Thursday, 16 July 2020

Celebrating a BIG Milestone



I have some BIG news to celebrate. I hope you don't mind me shouting it from the rooftops but it is a huge milestone in my writing career. 

So what's happened

Well, today I heard from my publisher, Bookouture, that in the year since I published my first psychological thriller, What She Saw, my three thrillers have sold a total of 100K books. Yes, you read it right, a hundred thousand... I can hardly believe it either!

When I gave up writing short stories for the magazines, it was always going to be a risk. I'd had over three hundred stories published over the course of six years and become a regular writer for The People's Friend. It was a nice little earner. Whatever I'd thought, and I really did try, I found I couldn't write stories and novels alongside each other. I didn't have the time, but also, I didn't have enough head space to allow the ever-changing cast of characters that wandered through my short stories to co-exist with the ones in my thrillers - ones whose voices were louder and more insistent. 

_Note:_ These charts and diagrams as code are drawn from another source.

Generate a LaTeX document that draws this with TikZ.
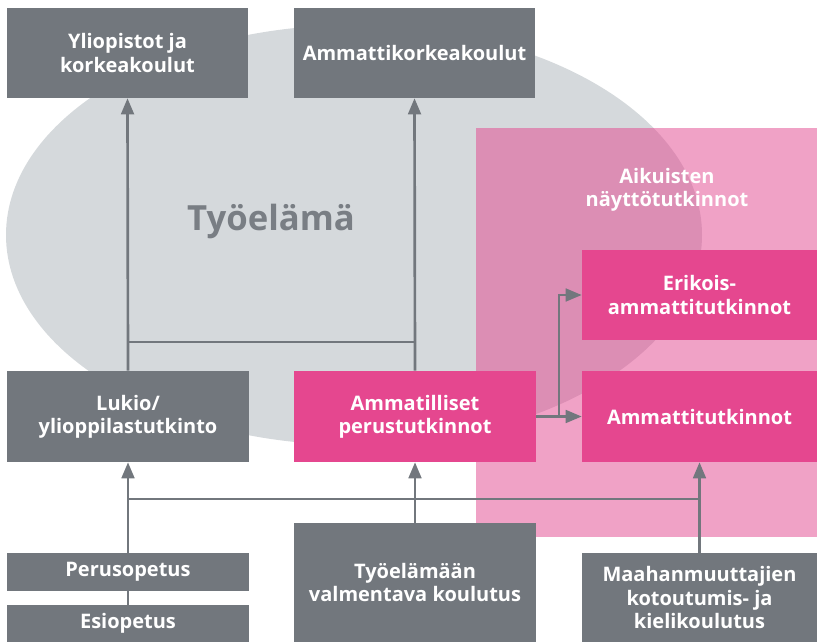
\documentclass[tikz,border=0pt]{standalone}
\usepackage{fontspec}
\setmainfont{Open Sans}
\usetikzlibrary{arrows.meta}
\definecolor{boxgray}{HTML}{72777D}
\definecolor{boxpink}{HTML}{E5478F}
\definecolor{bgpink}{HTML}{F0A2C6}
\definecolor{bggray}{HTML}{D5D9DC}
\definecolor{bgmix}{HTML}{DC8EB4}
\definecolor{textgray}{HTML}{797E84}
\tikzset{
	box/.style={fill=boxgray, text=white, font=\bfseries\fontsize{15}{17.5}\selectfont, align=center, inner sep=0pt},
	pinkbox/.style={box, fill=boxpink},
	conn/.style={draw=boxgray, line width=2pt, -{Triangle[length=12pt,width=9.5pt]}},
	plain/.style={draw=boxgray, line width=2pt}
}
\begin{document}
	\begin{tikzpicture}[x=0.75pt,y=-0.75pt]
		\useasboundingbox (0,0) rectangle (817,642);
		\fill[bggray] (354,235) ellipse [x radius=261pt, y radius=157.5pt];
		\fill[bgpink] (476,128) rectangle (817,537);
		\begin{scope}
			\clip (476,128) rectangle (817,537);
			\fill[bgmix] (354,235) ellipse [x radius=261pt, y radius=157.5pt];
		\end{scope}
		\node[font=\bfseries\fontsize{26}{30}\selectfont, text=textgray] (TE) at (271,221) {Työelämä};
		\node[font=\bfseries\fontsize{15}{17.5}\selectfont, text=white, align=center] (AN) at (667,190) {Aikuisten\\näyttötutkinnot};
		\node[box, minimum width=180.75pt, minimum height=67.5pt] (Yo1) at (127.5,53) {Yliopistot ja\\korkeakoulut};
		\node[box, minimum width=180.75pt, minimum height=67.5pt] (Amk2) at (414.5,53) {Ammattikorkeakoulut};
		\node[box, minimum width=181.5pt, minimum height=68.25pt] (Luk3) at (128,416.5) {Lukio/\\ylioppilastutkinto};
		\node[pinkbox, minimum width=181.5pt, minimum height=68.25pt] (Per4) at (415,416.5) {Ammatilliset\\perustutkinnot};
		\node[pinkbox, minimum width=176.25pt, minimum height=68.25pt] (Amt5) at (699.5,416.5) {Ammattitutkinnot};
		\node[pinkbox, minimum width=176.25pt, minimum height=67.5pt] (Eri6) at (699.5,295) {Erikois-\\ammattitutkinnot};
		\node[box, minimum width=181.5pt, minimum height=28.5pt] (Pop7) at (128,572) {Perusopetus};
		\node[box, minimum width=181.5pt, minimum height=27.75pt] (Eop8) at (128,623.5) {Esiopetus};
		\node[box, minimum width=181.5pt, minimum height=89.25pt] (Val9) at (415,582.5) {Työelämään\\valmentava koulutus};
		\node[box, minimum width=176.25pt, minimum height=66.75pt] (Maa10) at (699.5,597.5) {Maahanmuuttajien\\kotoutumis- ja\\kielikoulutus};
		\coordinate (lowbus) at (0,499);
		\coordinate (upbus) at (0,342);
		\coordinate (split) at (559,417);
		\draw[plain] (Pop7.south) -- (Eop8.north);
		\draw[conn] (Pop7.north) -- (Luk3.south);
		\draw[plain] (lowbus -| Luk3.south) -- (lowbus -| Amt5.south);
		\draw[conn] (Val9.north) -- (Per4.south);
		\draw[conn] (Maa10.north) -- (Amt5.south);
		\draw[conn] (Luk3.north) -- (Yo1.south);
		\draw[conn] (Per4.north) -- (Amk2.south);
		\draw[plain] (upbus -| Luk3.north) -- (upbus -| Per4.north);
		\draw[conn] (Per4.east) -- (Amt5.west);
		\draw[conn] (split) |- (Eri6.west);
	\end{tikzpicture}
\end{document}
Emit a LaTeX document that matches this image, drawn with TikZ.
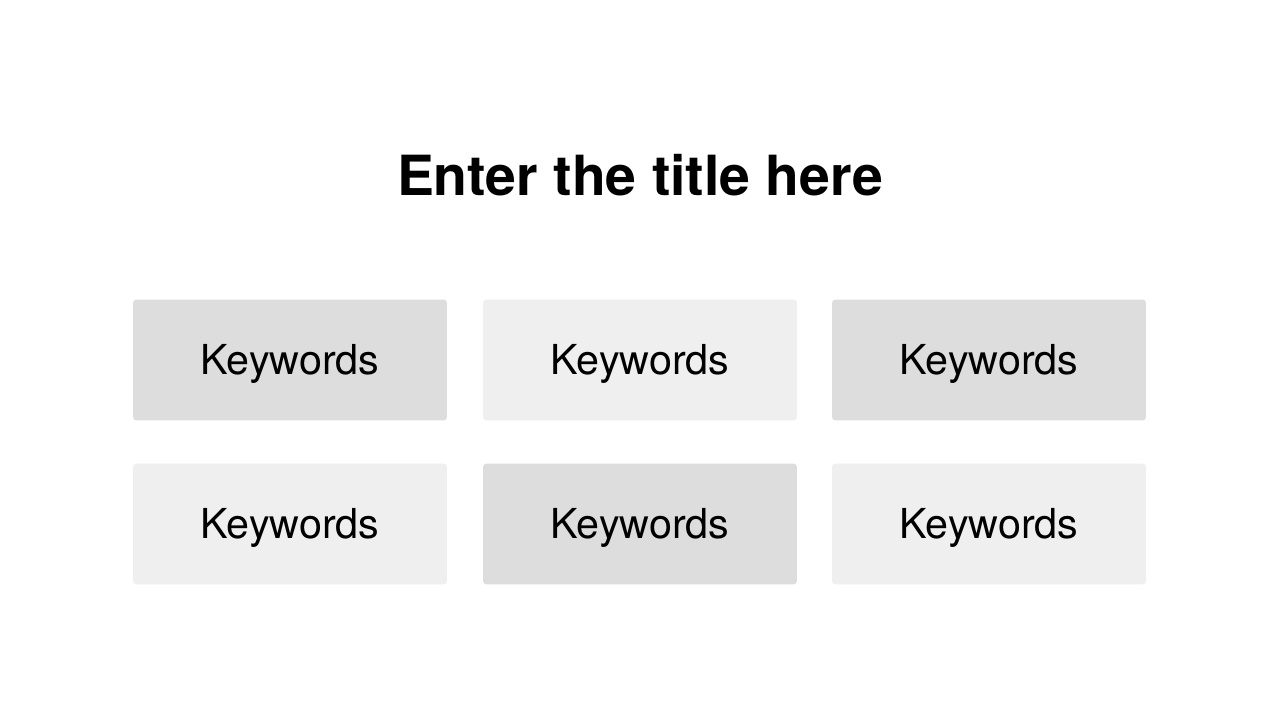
\documentclass[tikz,border=0pt]{standalone}
\usepackage{fontspec}
\setmainfont{TeX Gyre Heros}
\usepackage{xcolor}
\usetikzlibrary{positioning}
\definecolor{keydark}{HTML}{DDDDDD}
\definecolor{keylight}{HTML}{EFEFEF}

\begin{document}
\begin{tikzpicture}[x=0.02cm, y=0.02cm,
    keybox/.style={fill=#1, rounded corners=2pt, minimum width=6.28cm, minimum height=2.42cm,
      inner sep=0pt, text height=0.6cm, text depth=0pt, font=\fontsize{23.5}{27}\selectfont}]
   % Canvas (1280 x 720 px)
   \useasboundingbox[fill=white] (0,0) rectangle (1280,720);
   % Title
   \node[font=\bfseries\fontsize{31.5}{38}\selectfont, text height=0.8cm, text depth=0pt] (title) at (640,544.5) {Enter the title here};
   % Keyword boxes
   \node[keybox=keydark]  (k1) at (290,360) {Keywords};
   \node[keybox=keylight] (k2) at (640,360) {Keywords};
   \node[keybox=keydark]  (k3) at (989,360) {Keywords};
   \node[keybox=keylight] (k4) at (290,196) {Keywords};
   \node[keybox=keydark]  (k5) at (640,196) {Keywords};
   \node[keybox=keylight] (k6) at (989,196) {Keywords};
\end{tikzpicture}
\end{document}
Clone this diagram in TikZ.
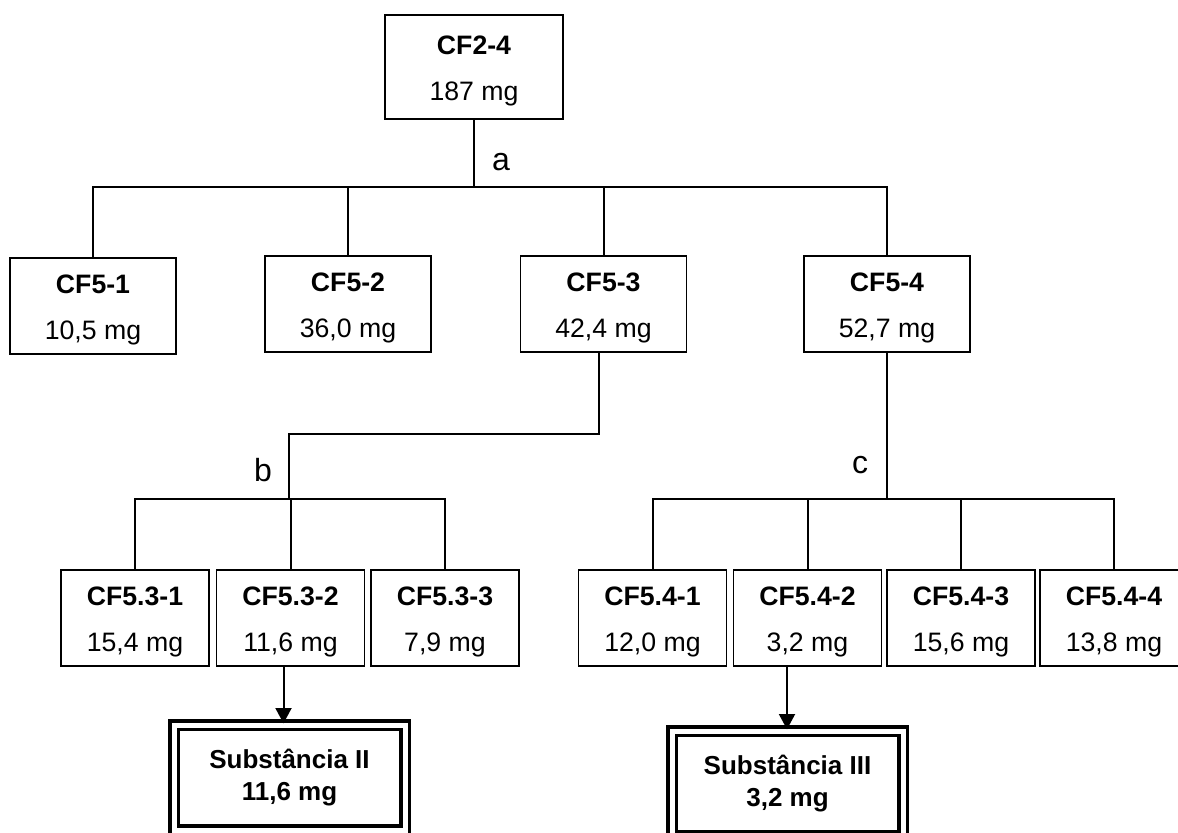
\documentclass[tikz,border=0pt]{standalone}
\usepackage{fontspec}
\setmainfont{Liberation Sans}
\usetikzlibrary{calc,arrows.meta}
\begin{document}
\begin{tikzpicture}[x=0.75pt,y=-0.75pt,
  conn/.style={line width=1.5pt},
  fbox/.style={draw, line width=1.3pt, inner sep=0pt, minimum height=72pt},
  wide/.style={fbox, minimum width=124.5pt},
  narrow/.style={fbox, minimum width=111pt},
  lbl/.style={font=\fontsize{20}{34.5}\selectfont, align=center, inner sep=0pt, yshift=-3pt},
  ftext/.style 2 args={label={[lbl]center:{\textbf{#1}\\#2}}},
  sub/.style={draw, double, line width=2.5pt, double distance=3.75pt, inner sep=0pt,
    minimum width=173.25pt, minimum height=78.75pt, align=center,
    font=\bfseries\fontsize{19.5}{24}\selectfont},
  lab/.style={font=\fontsize{24}{24}\selectfont, inner sep=0pt},
  arr/.style={conn, -{Triangle[width=12pt,length=11.5pt]}}
]
\clip (0,0) rectangle (1178,832);
% top
\node[fbox, minimum width=133.5pt, minimum height=78pt, ftext={CF2-4}{187 mg}] (top) at (474,67) {};
% level 2
\node[wide, ftext={CF5-1}{10,5 mg}] (cf51) at (93,306) {};
\node[wide, ftext={CF5-2}{36,0 mg}] (cf52) at (348,304) {};
\node[wide, ftext={CF5-3}{42,4 mg}] (cf53) at (603.5,304) {};
\node[wide, ftext={CF5-4}{52,7 mg}] (cf54) at (887,304) {};
% level 3
\node[narrow, ftext={CF5.3-1}{15,4 mg}] (c531) at (135,618) {};
\node[narrow, ftext={CF5.3-2}{11,6 mg}] (c532) at (290.5,618) {};
\node[narrow, ftext={CF5.3-3}{7,9 mg}] (c533) at (445,618) {};
\node[narrow, ftext={CF5.4-1}{12,0 mg}] (c541) at (652.5,618) {};
\node[narrow, ftext={CF5.4-2}{3,2 mg}] (c542) at (807.5,618) {};
\node[narrow, ftext={CF5.4-3}{15,6 mg}] (c543) at (961,618) {};
\node[narrow, ftext={CF5.4-4}{13,8 mg}] (c544) at (1114,618) {};
% substances
\node[sub] (sub2) at (289.5,777.5) {Substância II\\11,6 mg};
\node[sub] (sub3) at (787.5,783.5) {Substância III\\3,2 mg};
% labels
\node[lab] (la) at (501,162) {a};
\node[lab] (lb) at (263,470) {b};
\node[lab] (lc) at (860,465) {c};
% branch a
\coordinate (ja) at (474,187);
\draw[conn] (top.south) -- (ja);
\draw[conn] (cf51.north) |- (cf54.north |- ja) -- (cf54.north);
\draw[conn] (cf52.north) -- (cf52.north |- ja);
\draw[conn] (cf53.north) -- (cf53.north |- ja);
% branch b
\coordinate (b1) at ($(cf53.south)+(-5,0)$);
\coordinate (jb) at (289,434);
\coordinate (kb) at (289,499);
\draw[conn] (b1) |- (jb) -- (kb);
\draw[conn] (c531.north) |- (c533.north |- kb) -- (c533.north);
\draw[conn] (c532.north) -- (c532.north |- kb);
% branch c
\coordinate (kc) at (887,499);
\draw[conn] (cf54.south) -- (kc);
\draw[conn] (c541.north) |- (c544.north |- kc) -- (c544.north);
\draw[conn] (c542.north) -- (c542.north |- kc);
\draw[conn] (c543.north) -- (c543.north |- kc);
% arrows
\coordinate (a2) at ($(c532.south)+(-7,0)$);
\draw[arr] (a2) -- (a2 |- sub2.north);
\coordinate (a3) at ($(c542.south)+(-20.5,0)$);
\draw[arr] (a3) -- (a3 |- sub3.north);
\end{tikzpicture}
\end{document}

So many things were going through my head when I made the decision to swap to novels: What if I couldn't do it? What if no agent or publisher liked what I'd written? What if the magazines no longer wanted my stories if my novels failed and I wanted to go back?

But I wanted the challenge. I needed to prove to myself that I could do it and the only way I could do that was by taking the plunge.

My journey from short story to novel has been documented in this blog, both the ups and downs and the highs and lows... and, yes, there have been many of both! It's been both exciting and terrifying and I couldn't have done it without faith. 

I'll be honest, there have been times when I wanted to give up, such as when the agent who plucked me out of the slush pile dropped me soon after, or when I had my first mean review. There have been great times as well, though: my debut winning the Flash500 Novel Competition for example or when I signed with Bookouture only a week after sending my novel to them. In fact, every time I hold a new novel in my hands for the first time, I want to burst with joy and pride.

This news today is the icing on the cake. When I took my first tentative steps along the novel-writing road, I imagined it would only be friends and family who might want to read my offerings.That a hundred thousand people (most of them strangers) have bought my psychological thrillers is humbling.

Mind you... my mum does have a large bookcase!